New pictures of the most volcanically active world in our solar system show it also has surface activity that resembles the accumulation and disappearance of bright snow or ice.
The images from NASA's Galileo spacecraft include the highest-resolution view yet of Io, one of Jupiter's large moons. A bumpy plain in that image has dark and light patches interspersed like dark rocks reappearing through a shrinking layer of springtime snow. Elsewhere on Io, plains appear fully blanketed by the snow-like material.
It's not frozen water like Earth's snow, but a sulfur-rich material that looks like white snow, said Dr. Alfred McEwen, a planetary scientist at the University of Arizona, Tucson. In some of Io's active volcanic plumes, the volatile material apparently even falls to the ground as frozen particles or crystals, like snowflakes.
"We see this volatile material everywhere on Io where we've had a close-up look," McEwen said. It includes sulfur dioxide and probably other sulfur-rich substances, he said. On Earth, sulfur dioxide is a gas. On Io, it can be either a solid or a gas at the surface or a subsurface liquid.
The textures on Io's plains suggest that some material that had been solid has dissipated by sublimating from a solid to a gas. "It looks like this volatile material is sublimating or eroding away by some means, yet it's still there," McEwen said. "We'd like to know where it's coming from, how the surface layer is being resupplied."
New images also add evidence that many bowl-shaped depressions in volcanic areas may be linked to fracturing and shifting of Io's crust, not just to collapses above underground magma chambers, like the large volcanic craters called calderas on Earth.
The new images of Io are available online from the Jet Propulsion Laboratory (JPL), Pasadena, Calif., at:
http://jpl.nasa.gov/pictures/io
and from the University of Arizona Lunar and Planetary Laboratory, Tucson, Ariz., at:
http://pirlwww.lpl.arizona.edu/Galileo/Releases/
Galileo took the images during a flyby that passed within 199 kilometers (124 miles) of Io in February, and transmitted them to Earth during the following eight months. To approach Io, the spacecraft had to enter a region of hazardous radiation around Jupiter.

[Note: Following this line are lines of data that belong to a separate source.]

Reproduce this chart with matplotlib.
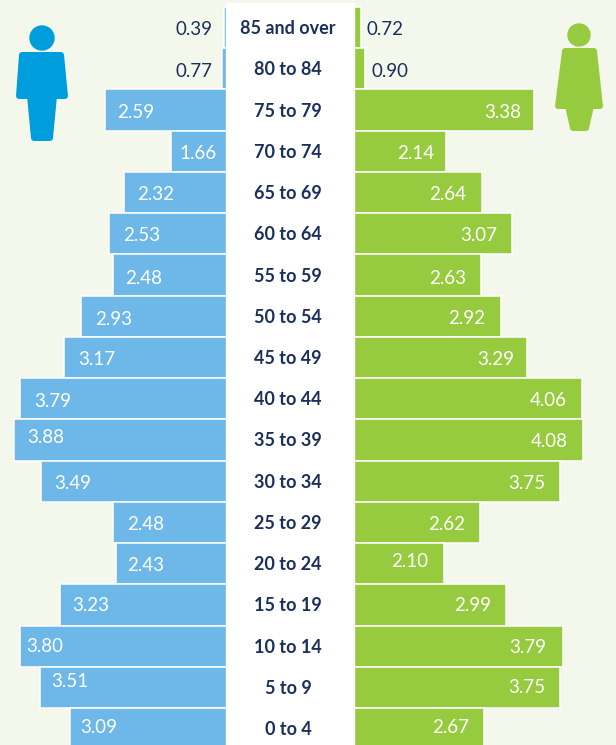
# Population pyramid by age group, men on the left, women on the right
import numpy as np
import matplotlib.pyplot as plt
from matplotlib.patches import Circle, Polygon, Rectangle
from matplotlib.transforms import Affine2D

ages = ['85 and over', '80 to 84', '75 to 79', '70 to 74', '65 to 69', '60 to 64',
        '55 to 59', '50 to 54', '45 to 49', '40 to 44', '35 to 39', '30 to 34',
        '25 to 29', '20 to 24', '15 to 19', '10 to 14', '5 to 9', '0 to 4']
men = [0.39, 0.77, 2.59, 1.66, 2.32, 2.53, 2.48, 2.93, 3.17,
       3.79, 3.88, 3.49, 2.48, 2.43, 3.23, 3.80, 3.51, 3.09]
women = [0.72, 0.90, 3.38, 2.14, 2.64, 3.07, 2.63, 2.92, 3.29,
         4.06, 4.08, 3.75, 2.62, 2.10, 2.99, 3.79, 3.75, 2.67]

# label nudges in pixels, the original placed these by hand
men_dx = [-11, -10, 12, 9, 13, 14, 12, 14, 14, 14, 13, 13, 14, 11, 12, 7, 11, 11]
men_dy = [0, 1, 0, 0, 0, 0, 1, 1, 0, 1, -4, 0, 0, 0, -1, -2, -8, -3]
women_dx = [6, 6, -13, -12, -15, -15, -15, -16, -13, -15, -15, -15, -15, -15, -15, -16, -15, -15]
women_dy = [0, 1, 0, 0, 0, 0, 1, 0, 0, 0, 0, 0, 0, -4, -1, -1, -2, -3]

BG = '#F4F8EC'
BLUE = '#6DB8E8'
GREEN = '#97CB3F'
ICON_BLUE = '#009DDC'
NAVY = '#1B2F5B'

# the two small top bars are squeezed in the original, so the axis is piecewise
knot_v = np.array([0, 0.05, 0.39, 0.77, 0.90, 1.66, 5.0])
knot_p = np.array([0, 64, 68, 69.5, 73.5, 121, 356.5])

def forward(v):
    v = np.asarray(v, dtype=float)
    return np.sign(v) * np.interp(np.abs(v), knot_v, knot_p)

def inverse(p):
    p = np.asarray(p, dtype=float)
    return np.sign(p) * np.interp(np.abs(p), knot_p, knot_v)

fig = plt.figure(figsize=(6.16, 7.45), dpi=100, facecolor=BG)
ax = fig.add_axes([0, 0, 1, 1])
ax.set_xscale('function', functions=(forward, inverse))
ax.set_xlim(inverse(-291.5), inverse(324.5))
ax.set_ylim(17.396, -0.669)
ax.axis('off')

y = np.arange(len(ages))
ax.barh(y, -np.array(men), height=1, color=BLUE, edgecolor='white', linewidth=1.1)
ax.barh(y, women, height=1, color=GREEN, edgecolor='white', linewidth=1.1)

# everything that is not data is placed in image pixels
px = Affine2D().scale(1, -1).translate(0, 745)
ax.add_patch(Rectangle((226, 3), 128, 745, transform=px, color='white', zorder=3, clip_on=False))

for i, age in enumerate(ages):
    ax.annotate(age, (0, i), xytext=(-3.5, -1), textcoords='offset pixels', ha='center', va='center',
                family='Lato', weight='bold', fontsize=13, color=NAVY, zorder=4)

    outside = men[i] < 1
    ax.annotate(f'{men[i]:.2f}', (-men[i], i), xytext=(men_dx[i], -men_dy[i] - 2), textcoords='offset pixels',
                ha='right' if outside else 'left', va='center', family='Lato', fontsize=13.5,
                color=NAVY if outside else 'white', zorder=4)
    outside = women[i] < 1
    ax.annotate(f'{women[i]:.2f}', (women[i], i), xytext=(women_dx[i], -women_dy[i] - 2), textcoords='offset pixels',
                ha='left' if outside else 'right', va='center', family='Lato', fontsize=13.5,
                color=NAVY if outside else 'white', zorder=4)

# person icons, thick round stroke gives the soft corners
man_body = [(22, 55), (61, 55), (65, 96), (54, 96), (50, 138), (34, 138), (30, 96), (19, 96)]
woman_body = [(565, 51), (594, 51), (600, 106), (591, 106), (586, 128), (573, 128), (568, 106), (558, 106)]
for body, head, r, col in [(man_body, (42, 38), 12, ICON_BLUE), (woman_body, (579, 35), 11, GREEN)]:
    ax.add_patch(Polygon(body, closed=True, transform=px, facecolor=col, edgecolor=col,
                         linewidth=4.3, joinstyle='round', zorder=4))
    ax.add_patch(Circle(head, r, transform=px, color=col, zorder=4))

fig.savefig('out.png', dpi=100, facecolor=BG)
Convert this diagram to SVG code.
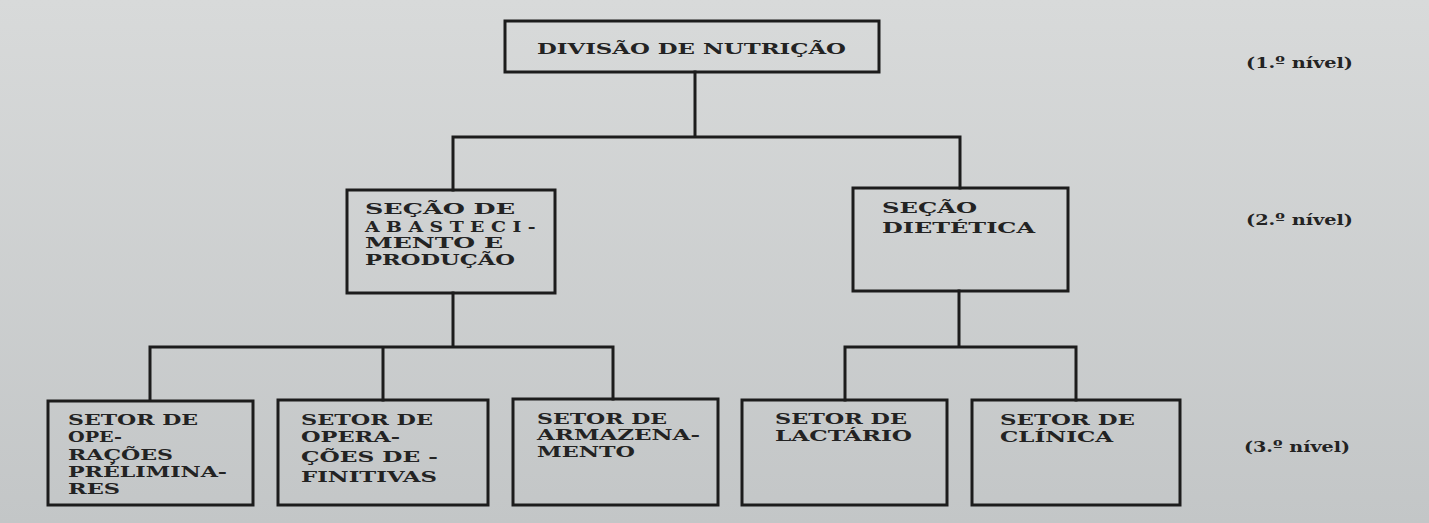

"It's gratifying to see Galileo continuing to provide us with new discoveries after enduring more than three times the radiation dosage it was designed to handle," said Duane Bindschadler, manager of Galileo's science planning and operations team at JPL.
McEwen and other researchers have been analyzing the new images and are describing some of their observations during meetings of the American Astronomical Society's Division of Planetary Sciences conference in Pasadena, Calif., this week.
Heat from many of Io's active volcanoes plays a part in redistributing the snow-like volatiles, said University of Arizona researcher Moses Milazzo. A bluish haze appears at edges of lava spreading from Io's Prometheus volcano. The lava's heat turns the volatile solids into gas, and the haze is likely crystallization of the gas back into solid particles, like snowflakes, above the ground, Milazzo said.
Milazzo said, "We see the bright volatiles being redeposited up to about a kilometer away" (about a half mile away). Still, researchers are puzzled why, over many years, the volatile stuff has not been lost into space or become concentrated at Io's older polar regions instead of being distributed widely across the moon's surface.
"There's still a lot we don't understand about Io," McEwen said.
The new pictures raise questions about large depressions in Io's surface. These features resemble some volcanic calderas on Earth, though they are not generally found on top of mountains and their shapes are less circular. A spectacular mosaic of pictures covering an area with 11 of these holes suggests many are related to cracks in Io's crust. Seven of them form a chain that makes a right-angle bend, and the angular edges of some of the individual depressions seem to follow the alignments of the group.
JPL, a division of the California Institute of Technology in Pasadena, manages the Galileo mission for NASA's Office of Space Science, Washington, D.C. The spacecraft was launched in 1989 aboard NASA's Space Shuttle Atlantis. It has been orbiting Jupiter since late 1995.